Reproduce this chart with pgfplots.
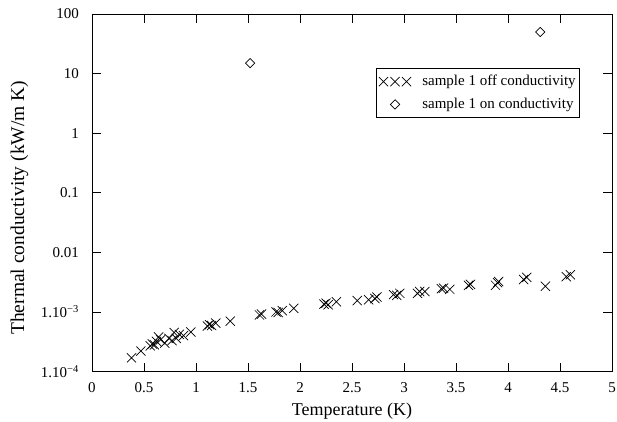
\documentclass[border=0pt]{standalone}
\usepackage{pgfplots}
\pgfplotsset{compat=1.18}
\usepackage{fontspec}
\setmainfont{Liberation Serif}
\pgfplotsset{
  threex/.style={legend image code/.code={\draw[##1, only marks] plot coordinates {(4.6bp,0bp) (16.1bp,0bp) (27.6bp,0bp)}; \path (0bp,0bp) (41bp,0bp);}},
  onediamond/.style={legend image code/.code={\draw[##1, only marks] plot coordinates {(16.1bp,0bp)}; \path (0bp,0bp) (41bp,0bp);}},
}
\begin{document}
\fontsize{15bp}{18bp}\selectfont
\begin{tikzpicture}
\begin{axis}[
  scale only axis,
  width=520bp, height=357.5bp,
  xmin=0, xmax=5,
  ymode=log, ymin=1e-4, ymax=100,
  xtick={0,0.5,1,1.5,2,2.5,3,3.5,4,4.5,5},
  xticklabels={0,0.5,1,1.5,2,2.5,3,3.5,4,4.5,5},
  ytick={1e-4,1e-3,0.01,0.1,1,10,100},
  yticklabels={1.10\textsuperscript{−4},1.10\textsuperscript{−3},0.01,0.1,1,10,100},
  yminorticks=false,
  tick align=inside,
  xtick pos=both, ytick pos=both,
  xticklabel pos=lower, yticklabel pos=left,
  major tick length=9bp,
  tick style={black, line width=0.6bp},
  axis line style={line width=0.8bp},
  ticklabel style={font=\fontsize{15bp}{18bp}\selectfont},
  xticklabel style={yshift=-6bp},
  yticklabel style={xshift=-8bp},
  xlabel={Temperature (K)},
  ylabel={Thermal conductivity (kW/m K)},
  xlabel style={font=\fontsize{18bp}{21bp}\selectfont, at={(axis description cs:0.5,0)}, anchor=center, yshift=-40bp},
  ylabel style={font=\fontsize{19.5bp}{23bp}\selectfont, at={(axis description cs:0,0.5)}, anchor=center, yshift=72.5bp, xshift=-15bp},
  legend style={at={(0.9385,0.849)}, anchor=north east, draw=black, line width=0.6bp,
    font=\fontsize{15bp}{18bp}\selectfont, row sep=6bp, inner xsep=2bp, inner ysep=5bp},
  legend cell align=left,
]
\addplot[only marks, mark=x, mark size=6.5bp, line width=0.7bp, black, threex]
  coordinates {
(0.38,1.7e-4) (0.47,2.2e-4) (0.56,2.7e-4) (0.58,2.9e-4) (0.60,2.8e-4)
(0.62,3.2e-4) (0.64,3.8e-4) (0.66,3.4e-4) (0.70,3.0e-4) (0.74,3.6e-4)
(0.77,3.3e-4) (0.79,4.5e-4) (0.81,3.6e-4) (0.84,4.2e-4) (0.88,4.0e-4)
(0.95,4.6e-4) (1.11,5.8e-4) (1.13,6.1e-4) (1.15,5.9e-4) (1.19,6.5e-4)
(1.33,7.0e-4) (1.61,8.9e-4) (1.63,9.2e-4) (1.77,1.0e-3) (1.79,9.8e-4)
(1.83,1.05e-3) (1.94,1.15e-3) (2.23,1.35e-3) (2.25,1.4e-3) (2.27,1.32e-3)
(2.35,1.48e-3) (2.55,1.55e-3) (2.66,1.6e-3) (2.72,1.68e-3) (2.74,1.78e-3)
(2.90,1.95e-3) (2.93,1.9e-3) (2.96,2.05e-3) (3.13,2.05e-3) (3.15,2.2e-3)
(3.20,2.2e-3) (3.36,2.45e-3) (3.38,2.5e-3) (3.44,2.4e-3) (3.62,2.8e-3)
(3.64,2.9e-3) (3.88,2.8e-3) (3.90,3.1e-3) (3.91,3.25e-3) (4.15,3.5e-3)
(4.18,3.8e-3) (4.36,2.7e-3) (4.56,3.9e-3) (4.60,4.2e-3)
  };
\addlegendentry{sample 1 off conductivity}
\addplot[only marks, mark=square, mark size=3.3bp, mark options={rotate=45}, line width=0.7bp, black, onediamond]
  coordinates {(1.52,15) (4.31,50)};
\addlegendentry{sample 1 on conductivity}
\end{axis}
\pgfresetboundingbox
\path[use as bounding box] (-92bp,-50.5bp) rectangle (525bp,371.5bp);
\end{tikzpicture}
\end{document}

# The task
Skip every picture and transcribe the data above exactly.

# Answer to the exercise
Reproduce this chart with pgfplots.
\documentclass[border=0pt]{standalone}
\usepackage{pgfplots}
\pgfplotsset{compat=1.18}
\usepackage{fontspec}
\setmainfont{Liberation Serif}
\pgfplotsset{
  threex/.style={legend image code/.code={\draw[##1, only marks] plot coordinates {(4.6bp,0bp) (16.1bp,0bp) (27.6bp,0bp)}; \path (0bp,0bp) (41bp,0bp);}},
  onediamond/.style={legend image code/.code={\draw[##1, only marks] plot coordinates {(16.1bp,0bp)}; \path (0bp,0bp) (41bp,0bp);}},
}
\begin{document}
\fontsize{15bp}{18bp}\selectfont
\begin{tikzpicture}
\begin{axis}[
  scale only axis,
  width=520bp, height=357.5bp,
  xmin=0, xmax=5,
  ymode=log, ymin=1e-4, ymax=100,
  xtick={0,0.5,1,1.5,2,2.5,3,3.5,4,4.5,5},
  xticklabels={0,0.5,1,1.5,2,2.5,3,3.5,4,4.5,5},
  ytick={1e-4,1e-3,0.01,0.1,1,10,100},
  yticklabels={1.10\textsuperscript{−4},1.10\textsuperscript{−3},0.01,0.1,1,10,100},
  yminorticks=false,
  tick align=inside,
  xtick pos=both, ytick pos=both,
  xticklabel pos=lower, yticklabel pos=left,
  major tick length=9bp,
  tick style={black, line width=0.6bp},
  axis line style={line width=0.8bp},
  ticklabel style={font=\fontsize{15bp}{18bp}\selectfont},
  xticklabel style={yshift=-6bp},
  yticklabel style={xshift=-8bp},
  xlabel={Temperature (K)},
  ylabel={Thermal conductivity (kW/m K)},
  xlabel style={font=\fontsize{18bp}{21bp}\selectfont, at={(axis description cs:0.5,0)}, anchor=center, yshift=-40bp},
  ylabel style={font=\fontsize{19.5bp}{23bp}\selectfont, at={(axis description cs:0,0.5)}, anchor=center, yshift=72.5bp, xshift=-15bp},
  legend style={at={(0.9385,0.849)}, anchor=north east, draw=black, line width=0.6bp,
    font=\fontsize{15bp}{18bp}\selectfont, row sep=6bp, inner xsep=2bp, inner ysep=5bp},
  legend cell align=left,
]
\addplot[only marks, mark=x, mark size=6.5bp, line width=0.7bp, black, threex]
  coordinates {
(0.38,1.7e-4) (0.47,2.2e-4) (0.56,2.7e-4) (0.58,2.9e-4) (0.60,2.8e-4)
(0.62,3.2e-4) (0.64,3.8e-4) (0.66,3.4e-4) (0.70,3.0e-4) (0.74,3.6e-4)
(0.77,3.3e-4) (0.79,4.5e-4) (0.81,3.6e-4) (0.84,4.2e-4) (0.88,4.0e-4)
(0.95,4.6e-4) (1.11,5.8e-4) (1.13,6.1e-4) (1.15,5.9e-4) (1.19,6.5e-4)
(1.33,7.0e-4) (1.61,8.9e-4) (1.63,9.2e-4) (1.77,1.0e-3) (1.79,9.8e-4)
(1.83,1.05e-3) (1.94,1.15e-3) (2.23,1.35e-3) (2.25,1.4e-3) (2.27,1.32e-3)
(2.35,1.48e-3) (2.55,1.55e-3) (2.66,1.6e-3) (2.72,1.68e-3) (2.74,1.78e-3)
(2.90,1.95e-3) (2.93,1.9e-3) (2.96,2.05e-3) (3.13,2.05e-3) (3.15,2.2e-3)
(3.20,2.2e-3) (3.36,2.45e-3) (3.38,2.5e-3) (3.44,2.4e-3) (3.62,2.8e-3)
(3.64,2.9e-3) (3.88,2.8e-3) (3.90,3.1e-3) (3.91,3.25e-3) (4.15,3.5e-3)
(4.18,3.8e-3) (4.36,2.7e-3) (4.56,3.9e-3) (4.60,4.2e-3)
  };
\addlegendentry{sample 1 off conductivity}
\addplot[only marks, mark=square, mark size=3.3bp, mark options={rotate=45}, line width=0.7bp, black, onediamond]
  coordinates {(1.52,15) (4.31,50)};
\addlegendentry{sample 1 on conductivity}
\end{axis}
\pgfresetboundingbox
\path[use as bounding box] (-92bp,-50.5bp) rectangle (525bp,371.5bp);
\end{tikzpicture}
\end{document}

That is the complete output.